Russia’s central bank left its key interest rate unchanged and signaled that that the easing cycle has come to an end.
The Board of Directors, led by Governor Elvira Nabiullina decided to retain the benchmark rate at 4.25 percent.
The bank said it will determine the timeline and pace of a return to neutral monetary policy.
This suggests that policymakers are setting the groundwork for a return of interest rates to the neutral 5-6 percent range, Liam Peach, an economist at Capital Economics, said.

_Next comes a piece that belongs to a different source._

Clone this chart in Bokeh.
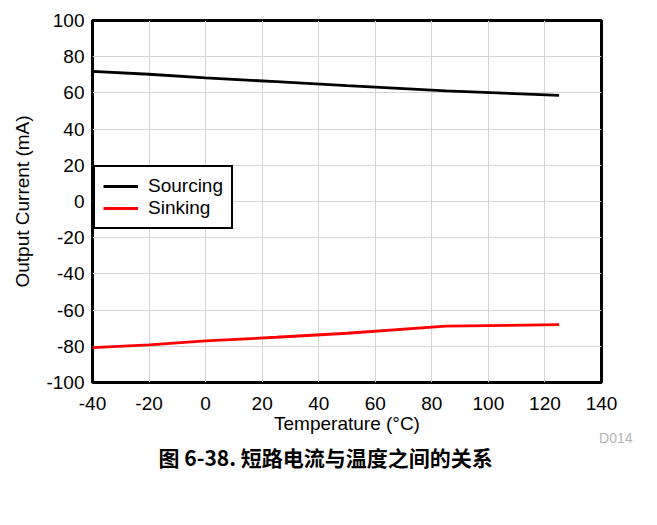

One more 25 basis point interest rate cut to 4.00 percent now looks much less likely to materialize, but interest rates are likely to remain lower for longer than investors currently expect, the economist said.
According to policymakers, annual inflation will peak in February-March and decline later on. The path of the decline will be determined by the timing of exhaustion of the effect of proinflationary factors and 2020 base effects.
Given the current monetary policy stance, annual inflation will reach 3.7-4.2 percent in 2021 and remain close to 4 percent later on.
The bank forecasts the [economy][1] will grow in the range of 3.0-4.0 percent in 2021. GDP in 2022-2023 is set to grow 2.5-3.5 percent and 2.0-3.0 percent, respectively.
Accommodative monetary policy will continue to support the economy throughout 2021, the bank said.